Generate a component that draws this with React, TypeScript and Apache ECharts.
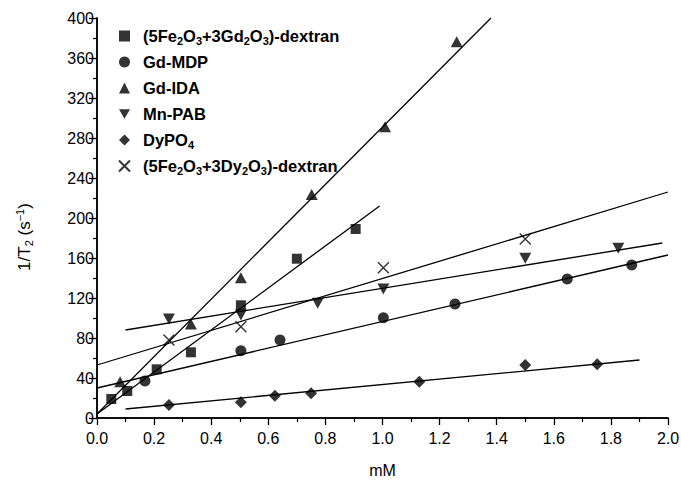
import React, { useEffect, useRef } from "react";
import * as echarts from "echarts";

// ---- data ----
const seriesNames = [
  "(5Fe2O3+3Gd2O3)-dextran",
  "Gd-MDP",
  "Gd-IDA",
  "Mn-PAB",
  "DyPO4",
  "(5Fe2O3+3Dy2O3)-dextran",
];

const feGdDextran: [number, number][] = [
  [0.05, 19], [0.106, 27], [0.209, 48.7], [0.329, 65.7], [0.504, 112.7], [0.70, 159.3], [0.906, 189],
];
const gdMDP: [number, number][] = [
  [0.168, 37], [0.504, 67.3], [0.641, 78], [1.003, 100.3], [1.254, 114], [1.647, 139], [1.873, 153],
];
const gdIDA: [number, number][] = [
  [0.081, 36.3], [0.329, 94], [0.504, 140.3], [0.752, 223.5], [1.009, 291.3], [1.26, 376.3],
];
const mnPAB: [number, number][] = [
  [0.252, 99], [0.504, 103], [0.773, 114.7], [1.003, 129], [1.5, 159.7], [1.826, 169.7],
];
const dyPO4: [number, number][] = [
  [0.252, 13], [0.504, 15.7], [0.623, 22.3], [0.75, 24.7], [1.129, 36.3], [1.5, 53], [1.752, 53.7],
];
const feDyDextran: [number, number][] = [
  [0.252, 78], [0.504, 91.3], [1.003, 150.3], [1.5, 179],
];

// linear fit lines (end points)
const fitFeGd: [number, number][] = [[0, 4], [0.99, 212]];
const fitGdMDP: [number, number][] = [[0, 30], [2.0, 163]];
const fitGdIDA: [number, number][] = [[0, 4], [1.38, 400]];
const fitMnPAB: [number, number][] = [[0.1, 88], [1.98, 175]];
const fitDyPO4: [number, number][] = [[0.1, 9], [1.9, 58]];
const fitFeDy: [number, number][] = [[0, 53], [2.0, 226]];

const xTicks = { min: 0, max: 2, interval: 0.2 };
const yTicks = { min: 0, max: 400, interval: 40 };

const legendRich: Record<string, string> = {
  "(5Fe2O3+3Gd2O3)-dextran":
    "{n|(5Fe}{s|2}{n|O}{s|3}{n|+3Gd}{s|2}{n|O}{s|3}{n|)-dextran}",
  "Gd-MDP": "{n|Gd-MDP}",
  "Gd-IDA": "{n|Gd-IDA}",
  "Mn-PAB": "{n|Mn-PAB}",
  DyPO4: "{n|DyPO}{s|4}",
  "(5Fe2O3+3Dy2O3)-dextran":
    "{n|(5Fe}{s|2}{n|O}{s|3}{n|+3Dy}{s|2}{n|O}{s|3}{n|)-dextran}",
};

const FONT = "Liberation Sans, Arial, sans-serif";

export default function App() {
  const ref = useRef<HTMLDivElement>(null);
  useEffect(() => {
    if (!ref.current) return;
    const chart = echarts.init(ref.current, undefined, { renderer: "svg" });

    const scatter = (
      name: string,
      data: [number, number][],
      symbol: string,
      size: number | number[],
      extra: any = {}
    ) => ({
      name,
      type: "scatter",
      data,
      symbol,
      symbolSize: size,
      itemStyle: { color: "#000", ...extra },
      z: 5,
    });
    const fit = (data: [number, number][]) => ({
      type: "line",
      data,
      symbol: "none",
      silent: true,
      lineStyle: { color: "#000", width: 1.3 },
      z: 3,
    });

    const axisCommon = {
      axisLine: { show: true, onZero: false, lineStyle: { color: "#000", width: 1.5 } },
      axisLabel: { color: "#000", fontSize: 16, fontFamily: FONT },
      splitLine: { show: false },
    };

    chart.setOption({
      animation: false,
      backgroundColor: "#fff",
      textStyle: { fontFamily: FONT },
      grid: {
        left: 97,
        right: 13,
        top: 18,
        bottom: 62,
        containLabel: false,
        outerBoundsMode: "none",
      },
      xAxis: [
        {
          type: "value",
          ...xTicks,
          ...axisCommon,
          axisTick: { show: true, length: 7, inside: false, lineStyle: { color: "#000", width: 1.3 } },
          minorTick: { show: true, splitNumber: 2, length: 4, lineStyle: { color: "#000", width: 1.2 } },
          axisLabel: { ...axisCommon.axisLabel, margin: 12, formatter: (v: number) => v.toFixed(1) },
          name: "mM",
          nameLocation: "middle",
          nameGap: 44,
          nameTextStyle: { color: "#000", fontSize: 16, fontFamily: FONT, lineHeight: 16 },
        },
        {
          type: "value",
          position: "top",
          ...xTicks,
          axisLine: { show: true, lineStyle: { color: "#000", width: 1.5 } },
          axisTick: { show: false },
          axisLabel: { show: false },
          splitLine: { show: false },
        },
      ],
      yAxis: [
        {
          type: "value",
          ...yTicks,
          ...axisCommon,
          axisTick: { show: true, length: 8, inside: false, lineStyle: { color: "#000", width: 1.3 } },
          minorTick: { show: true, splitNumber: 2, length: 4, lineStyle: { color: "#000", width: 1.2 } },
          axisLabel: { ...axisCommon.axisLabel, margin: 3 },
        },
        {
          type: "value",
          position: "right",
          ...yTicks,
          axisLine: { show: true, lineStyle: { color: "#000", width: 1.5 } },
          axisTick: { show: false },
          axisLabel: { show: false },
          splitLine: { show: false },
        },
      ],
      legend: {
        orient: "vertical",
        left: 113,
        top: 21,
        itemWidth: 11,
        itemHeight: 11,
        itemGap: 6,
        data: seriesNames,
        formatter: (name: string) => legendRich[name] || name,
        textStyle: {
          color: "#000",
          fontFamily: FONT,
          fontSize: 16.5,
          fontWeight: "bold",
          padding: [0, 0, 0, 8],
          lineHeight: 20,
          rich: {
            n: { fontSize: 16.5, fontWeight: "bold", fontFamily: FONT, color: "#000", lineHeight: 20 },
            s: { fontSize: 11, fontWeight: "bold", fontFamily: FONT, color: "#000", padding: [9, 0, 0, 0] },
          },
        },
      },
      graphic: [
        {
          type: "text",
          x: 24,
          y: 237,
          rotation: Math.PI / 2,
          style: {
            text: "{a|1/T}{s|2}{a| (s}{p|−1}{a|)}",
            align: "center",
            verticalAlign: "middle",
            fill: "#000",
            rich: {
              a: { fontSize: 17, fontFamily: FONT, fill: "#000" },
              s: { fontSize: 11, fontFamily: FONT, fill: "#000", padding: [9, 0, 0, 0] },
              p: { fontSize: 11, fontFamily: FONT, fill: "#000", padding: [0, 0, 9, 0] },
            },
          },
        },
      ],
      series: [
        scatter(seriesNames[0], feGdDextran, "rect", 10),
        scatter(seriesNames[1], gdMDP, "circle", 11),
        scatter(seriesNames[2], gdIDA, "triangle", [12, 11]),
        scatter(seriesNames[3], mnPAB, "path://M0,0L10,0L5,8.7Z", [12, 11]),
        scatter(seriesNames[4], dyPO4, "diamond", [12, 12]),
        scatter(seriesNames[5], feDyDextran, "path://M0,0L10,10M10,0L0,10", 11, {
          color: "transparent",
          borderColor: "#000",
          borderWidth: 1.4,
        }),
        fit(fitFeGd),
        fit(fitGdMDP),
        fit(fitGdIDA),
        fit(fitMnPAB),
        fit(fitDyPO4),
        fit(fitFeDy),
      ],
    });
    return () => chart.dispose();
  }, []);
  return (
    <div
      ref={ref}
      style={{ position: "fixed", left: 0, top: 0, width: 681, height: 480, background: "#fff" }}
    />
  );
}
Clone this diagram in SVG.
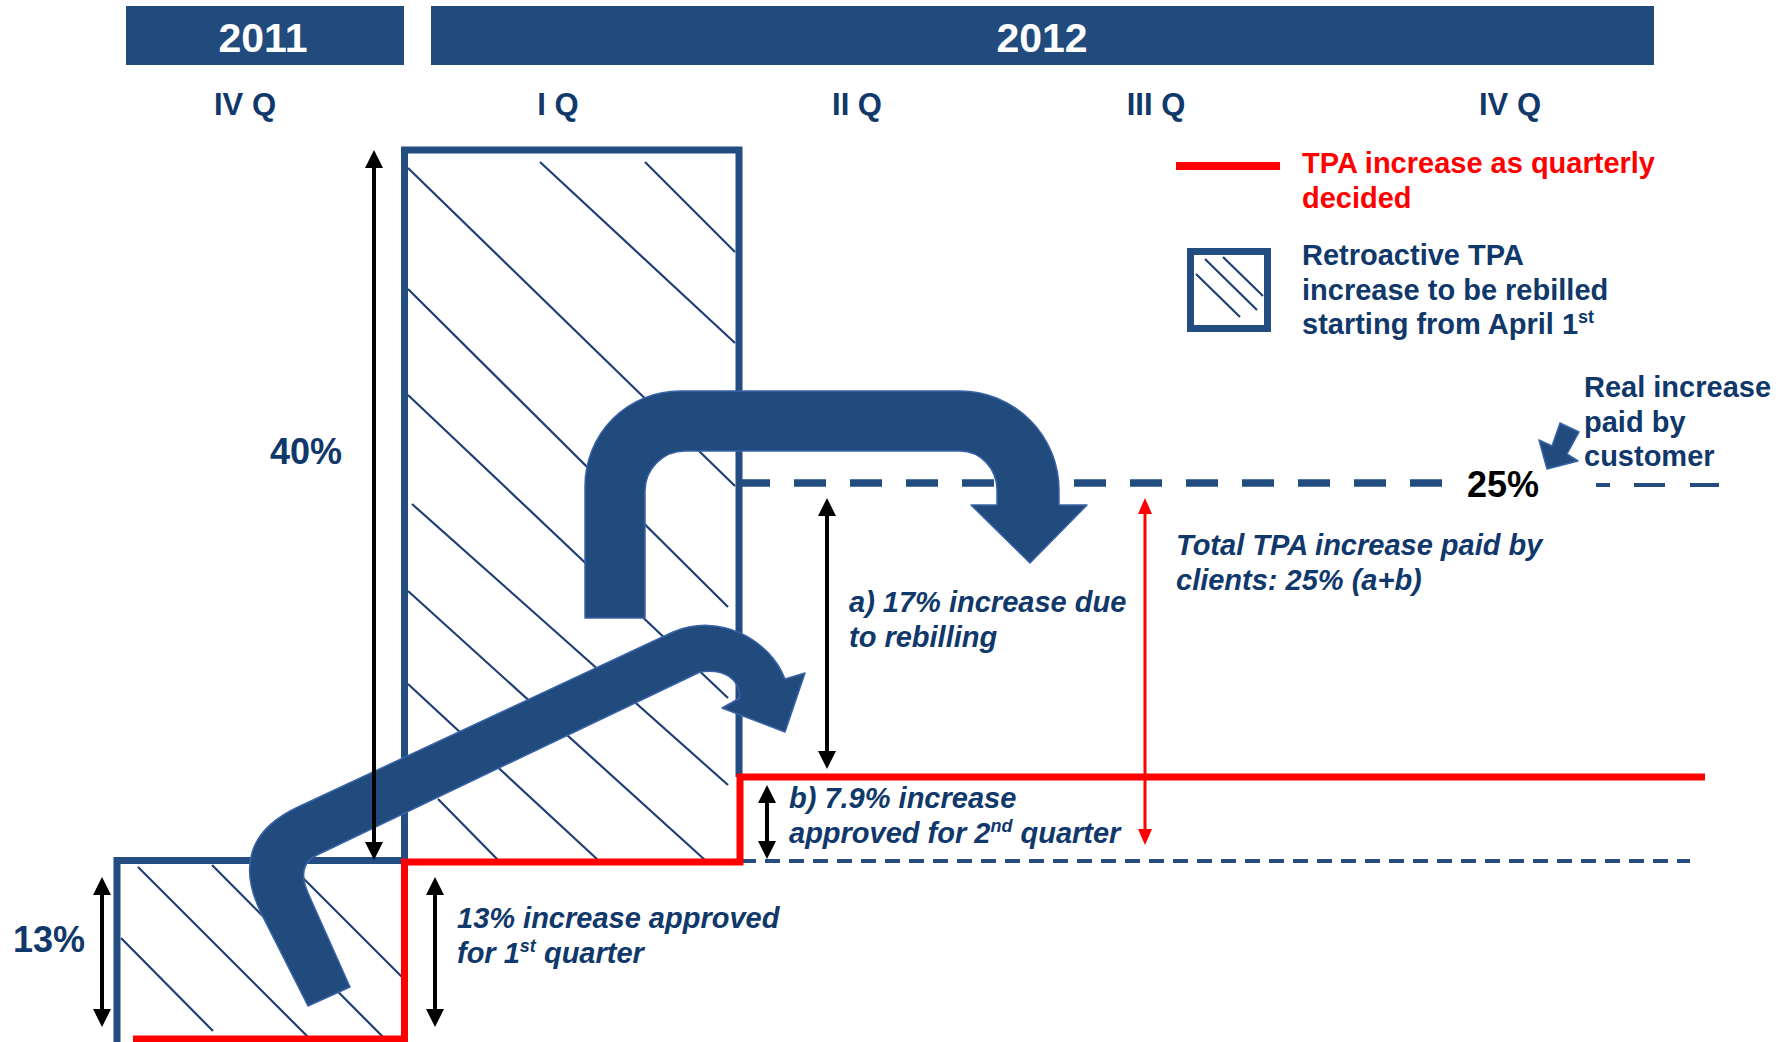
+++++
Omit any images, then output the listing exactly.

Generate a component that draws this with React, TypeScript and Apache ECharts.
import React, { useEffect, useRef } from "react";
import * as echarts from "echarts";

// ---- data ----
const seriesNames = [
  "(5Fe2O3+3Gd2O3)-dextran",
  "Gd-MDP",
  "Gd-IDA",
  "Mn-PAB",
  "DyPO4",
  "(5Fe2O3+3Dy2O3)-dextran",
];

const feGdDextran: [number, number][] = [
  [0.05, 19], [0.106, 27], [0.209, 48.7], [0.329, 65.7], [0.504, 112.7], [0.70, 159.3], [0.906, 189],
];
const gdMDP: [number, number][] = [
  [0.168, 37], [0.504, 67.3], [0.641, 78], [1.003, 100.3], [1.254, 114], [1.647, 139], [1.873, 153],
];
const gdIDA: [number, number][] = [
  [0.081, 36.3], [0.329, 94], [0.504, 140.3], [0.752, 223.5], [1.009, 291.3], [1.26, 376.3],
];
const mnPAB: [number, number][] = [
  [0.252, 99], [0.504, 103], [0.773, 114.7], [1.003, 129], [1.5, 159.7], [1.826, 169.7],
];
const dyPO4: [number, number][] = [
  [0.252, 13], [0.504, 15.7], [0.623, 22.3], [0.75, 24.7], [1.129, 36.3], [1.5, 53], [1.752, 53.7],
];
const feDyDextran: [number, number][] = [
  [0.252, 78], [0.504, 91.3], [1.003, 150.3], [1.5, 179],
];

// linear fit lines (end points)
const fitFeGd: [number, number][] = [[0, 4], [0.99, 212]];
const fitGdMDP: [number, number][] = [[0, 30], [2.0, 163]];
const fitGdIDA: [number, number][] = [[0, 4], [1.38, 400]];
const fitMnPAB: [number, number][] = [[0.1, 88], [1.98, 175]];
const fitDyPO4: [number, number][] = [[0.1, 9], [1.9, 58]];
const fitFeDy: [number, number][] = [[0, 53], [2.0, 226]];

const xTicks = { min: 0, max: 2, interval: 0.2 };
const yTicks = { min: 0, max: 400, interval: 40 };

const legendRich: Record<string, string> = {
  "(5Fe2O3+3Gd2O3)-dextran":
    "{n|(5Fe}{s|2}{n|O}{s|3}{n|+3Gd}{s|2}{n|O}{s|3}{n|)-dextran}",
  "Gd-MDP": "{n|Gd-MDP}",
  "Gd-IDA": "{n|Gd-IDA}",
  "Mn-PAB": "{n|Mn-PAB}",
  DyPO4: "{n|DyPO}{s|4}",
  "(5Fe2O3+3Dy2O3)-dextran":
    "{n|(5Fe}{s|2}{n|O}{s|3}{n|+3Dy}{s|2}{n|O}{s|3}{n|)-dextran}",
};

const FONT = "Liberation Sans, Arial, sans-serif";

export default function App() {
  const ref = useRef<HTMLDivElement>(null);
  useEffect(() => {
    if (!ref.current) return;
    const chart = echarts.init(ref.current, undefined, { renderer: "svg" });

    const scatter = (
      name: string,
      data: [number, number][],
      symbol: string,
      size: number | number[],
      extra: any = {}
    ) => ({
      name,
      type: "scatter",
      data,
      symbol,
      symbolSize: size,
      itemStyle: { color: "#000", ...extra },
      z: 5,
    });
    const fit = (data: [number, number][]) => ({
      type: "line",
      data,
      symbol: "none",
      silent: true,
      lineStyle: { color: "#000", width: 1.3 },
      z: 3,
    });

    const axisCommon = {
      axisLine: { show: true, onZero: false, lineStyle: { color: "#000", width: 1.5 } },
      axisLabel: { color: "#000", fontSize: 16, fontFamily: FONT },
      splitLine: { show: false },
    };

    chart.setOption({
      animation: false,
      backgroundColor: "#fff",
      textStyle: { fontFamily: FONT },
      grid: {
        left: 97,
        right: 13,
        top: 18,
        bottom: 62,
        containLabel: false,
        outerBoundsMode: "none",
      },
      xAxis: [
        {
          type: "value",
          ...xTicks,
          ...axisCommon,
          axisTick: { show: true, length: 7, inside: false, lineStyle: { color: "#000", width: 1.3 } },
          minorTick: { show: true, splitNumber: 2, length: 4, lineStyle: { color: "#000", width: 1.2 } },
          axisLabel: { ...axisCommon.axisLabel, margin: 12, formatter: (v: number) => v.toFixed(1) },
          name: "mM",
          nameLocation: "middle",
          nameGap: 44,
          nameTextStyle: { color: "#000", fontSize: 16, fontFamily: FONT, lineHeight: 16 },
        },
        {
          type: "value",
          position: "top",
          ...xTicks,
          axisLine: { show: true, lineStyle: { color: "#000", width: 1.5 } },
          axisTick: { show: false },
          axisLabel: { show: false },
          splitLine: { show: false },
        },
      ],
      yAxis: [
        {
          type: "value",
          ...yTicks,
          ...axisCommon,
          axisTick: { show: true, length: 8, inside: false, lineStyle: { color: "#000", width: 1.3 } },
          minorTick: { show: true, splitNumber: 2, length: 4, lineStyle: { color: "#000", width: 1.2 } },
          axisLabel: { ...axisCommon.axisLabel, margin: 3 },
        },
        {
          type: "value",
          position: "right",
          ...yTicks,
          axisLine: { show: true, lineStyle: { color: "#000", width: 1.5 } },
          axisTick: { show: false },
          axisLabel: { show: false },
          splitLine: { show: false },
        },
      ],
      legend: {
        orient: "vertical",
        left: 113,
        top: 21,
        itemWidth: 11,
        itemHeight: 11,
        itemGap: 6,
        data: seriesNames,
        formatter: (name: string) => legendRich[name] || name,
        textStyle: {
          color: "#000",
          fontFamily: FONT,
          fontSize: 16.5,
          fontWeight: "bold",
          padding: [0, 0, 0, 8],
          lineHeight: 20,
          rich: {
            n: { fontSize: 16.5, fontWeight: "bold", fontFamily: FONT, color: "#000", lineHeight: 20 },
            s: { fontSize: 11, fontWeight: "bold", fontFamily: FONT, color: "#000", padding: [9, 0, 0, 0] },
          },
        },
      },
      graphic: [
        {
          type: "text",
          x: 24,
          y: 237,
          rotation: Math.PI / 2,
          style: {
            text: "{a|1/T}{s|2}{a| (s}{p|−1}{a|)}",
            align: "center",
            verticalAlign: "middle",
            fill: "#000",
            rich: {
              a: { fontSize: 17, fontFamily: FONT, fill: "#000" },
              s: { fontSize: 11, fontFamily: FONT, fill: "#000", padding: [9, 0, 0, 0] },
              p: { fontSize: 11, fontFamily: FONT, fill: "#000", padding: [0, 0, 9, 0] },
            },
          },
        },
      ],
      series: [
        scatter(seriesNames[0], feGdDextran, "rect", 10),
        scatter(seriesNames[1], gdMDP, "circle", 11),
        scatter(seriesNames[2], gdIDA, "triangle", [12, 11]),
        scatter(seriesNames[3], mnPAB, "path://M0,0L10,0L5,8.7Z", [12, 11]),
        scatter(seriesNames[4], dyPO4, "diamond", [12, 12]),
        scatter(seriesNames[5], feDyDextran, "path://M0,0L10,10M10,0L0,10", 11, {
          color: "transparent",
          borderColor: "#000",
          borderWidth: 1.4,
        }),
        fit(fitFeGd),
        fit(fitGdMDP),
        fit(fitGdIDA),
        fit(fitMnPAB),
        fit(fitDyPO4),
        fit(fitFeDy),
      ],
    });
    return () => chart.dispose();
  }, []);
  return (
    <div
      ref={ref}
      style={{ position: "fixed", left: 0, top: 0, width: 681, height: 480, background: "#fff" }}
    />
  );
}
Clone this diagram in SVG.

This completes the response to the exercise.